Judge Keenan Johnson has given a man one final opportunity to clean up a site at Lisnanagh, Edgeworthstown, or face 12 months in prison.

James Gibson was previously jailed for what Judge Seamus Hughes said was “one of the worst” dumping cases he had ever seen.

Since then, Mr Gibson has appeared more than once before Judge Keenan Johnson at Longford Circuit Court and been warned to clean up the site and produce receipts from Mulleadys to prove that he had disposed of rubbish in a legal manner.

However, upon appearing at Longford Circuit Court last week, Mr Gibson had not managed to completely clear the site of rubbish.

Counsel for the defence Niall Gaffney explained that a number of other people had been dumping on the site at Lisnanagh and that Mr Gibson had not been able to remove all the waste.

He handed in three receipts from Mulleadys but said that Mr Gibson is “a man of very limited means and waste removal comes at some cost”.

“He doesn’t drive. He has epilepsy, so he cannot drive to the property,” said Mr Gaffney.

“He no longer resides there and the current situation reflects other people dumping on the site.”

Bernard Shea of Longford County Council, however, told the court that “there has been no additional dumping since we have begun prosecution”.

Mr Gaffney argued that a number of gardaí had informed Mr Gibson that other people had been dumping on the site.

“Given that difficulty and the significance of what he is trying to do, he’s asking for an opportunity to liaise with the council and remove the waste that’s already there,” he said.

Judge Johnson, examining a number of photographs acknowledged that “there does seem to be a set of bookshelves that weren’t there before”.

“This was a rotten, mean type of offence. Dumping is a complete blight on the landscape,” Judge Johnson fumed, noting that the District Court sentence of five months in prison was “lenient” for the seriousness of the offence.

“People can’t be running unofficial dumps. It’s outrageous. He’s done nothing to clear it up.”

Mr Gaffney, however, argued that, since that five month prison sentence, Mr Gibson had made “efforts” to clean up the site, and handed in two more receipts for rent to show where the majority of his social welfare income has been going.

“I’m giving him one final adjournment to January 12, 2022,” said Judge Johnson.

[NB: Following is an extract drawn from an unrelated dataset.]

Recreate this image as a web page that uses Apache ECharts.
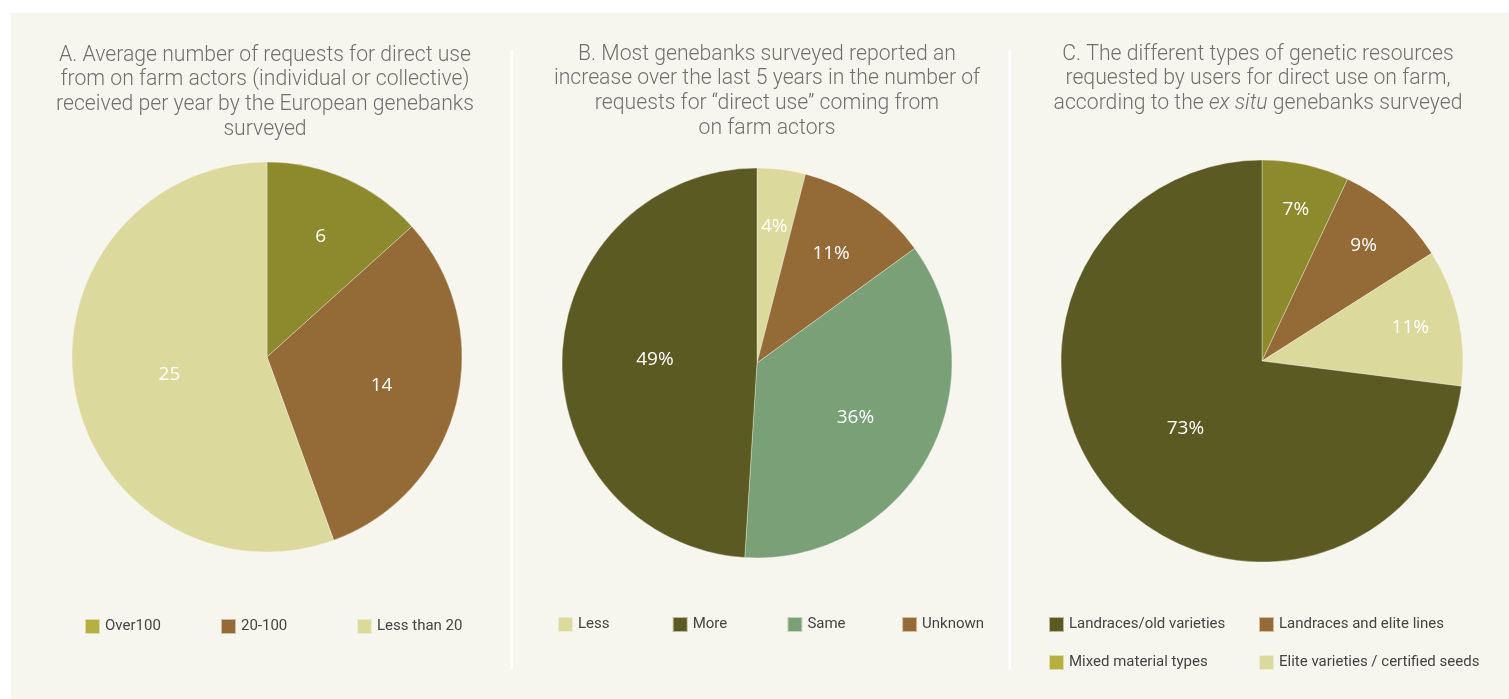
<!DOCTYPE html>
<html>
<head>
<meta charset="utf-8">
<script src="https://cdn.jsdelivr.net/npm/echarts@6/dist/echarts.min.js"></script>
<style>
html,body{margin:0;padding:0;background:#ffffff;}
#chart{width:1509px;height:699px;}
</style>
</head>
<body>
<div id="chart"></div>
<script>
// ---- Data ----
const titleA = 'A. Average number of requests for direct use\nfrom on farm actors (individual or collective)\nreceived per year by the European genebanks\nsurveyed';
const titleB = 'B. Most genebanks surveyed reported an\nincrease over the last 5 years in the number of\nrequests for \u201cdirect use\u201d coming from\non farm actors';
const titleC = 'C. The different types of genetic resources\nrequested by users for direct use on farm,\naccording to the {i|ex situ} genebanks surveyed';

const catsA = ['Over100', '20-100', 'Less than 20'];
const valsA = [6, 14, 25];
const legendA = ['Over100', '20-100', 'Less than 20'];

const catsB = ['Less', 'Unknown', 'Same', 'More'];
const valsB = [4, 11, 36, 49];
const legendB = ['Less', 'More', 'Same', 'Unknown'];

const catsC = ['Mixed material types', 'Landraces and elite lines', 'Elite varieties / certified seeds', 'Landraces/old varieties'];
const valsC = [7, 9, 11, 73];
const legendC = ['Landraces/old varieties', 'Landraces and elite lines', 'Mixed material types', 'Elite varieties / certified seeds'];

// ---- Styles ----
const COL = {
  olive: '#8c8a2c', oliveLegend: '#b5b040', brown: '#946a36',
  light: '#dbd99c', dark: '#5c5a23', green: '#7aa078'
};
const sliceColor = {
  'Over100': COL.olive, '20-100': COL.brown, 'Less than 20': COL.light,
  'Less': COL.light, 'Unknown': COL.brown, 'Same': COL.green, 'More': COL.dark,
  'Mixed material types': COL.olive, 'Landraces and elite lines': COL.brown,
  'Elite varieties / certified seeds': COL.light, 'Landraces/old varieties': COL.dark
};
const legendColor = Object.assign({}, sliceColor, {
  'Over100': COL.oliveLegend, 'Mixed material types': COL.oliveLegend
});

const chart = echarts.init(document.getElementById('chart'), null, {renderer: 'canvas'});

function pieData(cats, vals) {
  return cats.map((c, i) => ({name: c, value: vals[i], itemStyle: {color: sliceColor[c]}}));
}
function legendData(names) {
  return names.map(n => ({name: n, itemStyle: {color: legendColor[n]}}));
}
function labelLayoutFor(vals, outer) {
  const total = vals.reduce((a, b) => a + b, 0);
  return function (params) {
    try {
      const s = chart.getModel().getSeriesByIndex(params.seriesIndex);
      const lay = s.getData().getItemLayout(params.dataIndex);
      const p = vals[params.dataIndex] / total;
      const f = Math.max(0.5, outer - 0.4 * p);
      const mid = (lay.startAngle + lay.endAngle) / 2;
      return {
        x: lay.cx + lay.r * f * Math.cos(mid),
        y: lay.cy + lay.r * f * Math.sin(mid),
        align: 'center', verticalAlign: 'middle'
      };
    } catch (e) { return {}; }
  };
}

const titleStyle = {
  fontFamily: 'Roboto', fontWeight: 300, fontSize: 21.2, lineHeight: 24.7, color: '#707070',
  rich: {i: {fontFamily: 'Roboto', fontWeight: 300, fontStyle: 'italic', fontSize: 21.2, lineHeight: 24.7, color: '#707070'}}
};
const legendText = {fontFamily: 'Roboto', fontSize: 15, color: '#444444', lineHeight: 17};
const labelStyle = {show: true, position: 'inside', color: '#ffffff', fontFamily: 'Open Sans', fontSize: 19};
const itemBorder = {borderColor: 'rgba(247,246,238,0.6)', borderWidth: 0.6};

const option = {
  animation: false,
  backgroundColor: '#ffffff',
  graphic: [
    {type: 'rect', shape: {x: 11, y: 13, width: 1498, height: 686}, style: {fill: '#f7f6ee'}, z: -10, silent: true},
    {type: 'rect', shape: {x: 510.5, y: 50, width: 2.5, height: 619}, style: {fill: '#ffffff'}, z: -9, silent: true},
    {type: 'rect', shape: {x: 1008.5, y: 50, width: 2.5, height: 619}, style: {fill: '#ffffff'}, z: -9, silent: true}
  ],
  title: [
    {text: titleA, left: 265, top: 43, textAlign: 'center', padding: 0, textStyle: titleStyle},
    {text: titleB, left: 767, top: 42, textAlign: 'center', padding: 0, textStyle: titleStyle},
    {text: titleC, left: 1258, top: 42, textAlign: 'center', padding: 0, textStyle: titleStyle}
  ],
  legend: [
    {data: legendData(legendA), left: 84, top: 618, padding: 0, itemWidth: 15, itemHeight: 15, itemGap: 0,
     icon: 'rect', textStyle: Object.assign({width: 115}, legendText), selectedMode: false},
    {data: legendData(legendB), left: 557, top: 616, padding: 0, itemWidth: 15, itemHeight: 15, itemGap: 0,
     icon: 'rect', textStyle: Object.assign({width: 93.7}, legendText), selectedMode: false},
    {data: legendData(legendC), left: 1048, top: 616, width: 445, padding: 0, itemWidth: 15, itemHeight: 15, itemGap: 21,
     icon: 'rect', textStyle: Object.assign({width: 168}, legendText), selectedMode: false}
  ],
  series: [
    {type: 'pie', center: [267, 357], radius: [0, 195], startAngle: 90, clockwise: true,
     data: pieData(catsA, valsA), label: Object.assign({formatter: '{c}'}, labelStyle),
     labelLine: {show: false}, itemStyle: itemBorder, emphasis: {disabled: true},
     labelLayout: labelLayoutFor(valsA, 0.73)},
    {type: 'pie', center: [757, 363], radius: [0, 195], startAngle: 90, clockwise: true,
     data: pieData(catsB, valsB), label: Object.assign({formatter: '{c}%'}, labelStyle),
     labelLine: {show: false}, itemStyle: itemBorder, emphasis: {disabled: true},
     labelLayout: labelLayoutFor(valsB, 0.72)},
    {type: 'pie', center: [1262, 361], radius: [0, 201], startAngle: 90, clockwise: true,
     data: pieData(catsC, valsC), label: Object.assign({formatter: '{c}%'}, labelStyle),
     labelLine: {show: false}, itemStyle: itemBorder, emphasis: {disabled: true},
     labelLayout: labelLayoutFor(valsC, 0.8)}
  ]
};
chart.setOption(option);
</script>
</body>
</html>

“That site is to be cleared completely by then or he’ll serve 12 months in prison.”

Mr Gaffney thanked Judge Johnson but hastened to add, “if evidence transpires that other individuals are dumping on the site, is he required to clear it?”

“He’s required to clear that site and if others are dumping, he can report it to the relevant authorities,” Judge Johnson replied.
“But the message needs to go out that anyone engaged in illicit dumping will be prosecuted.”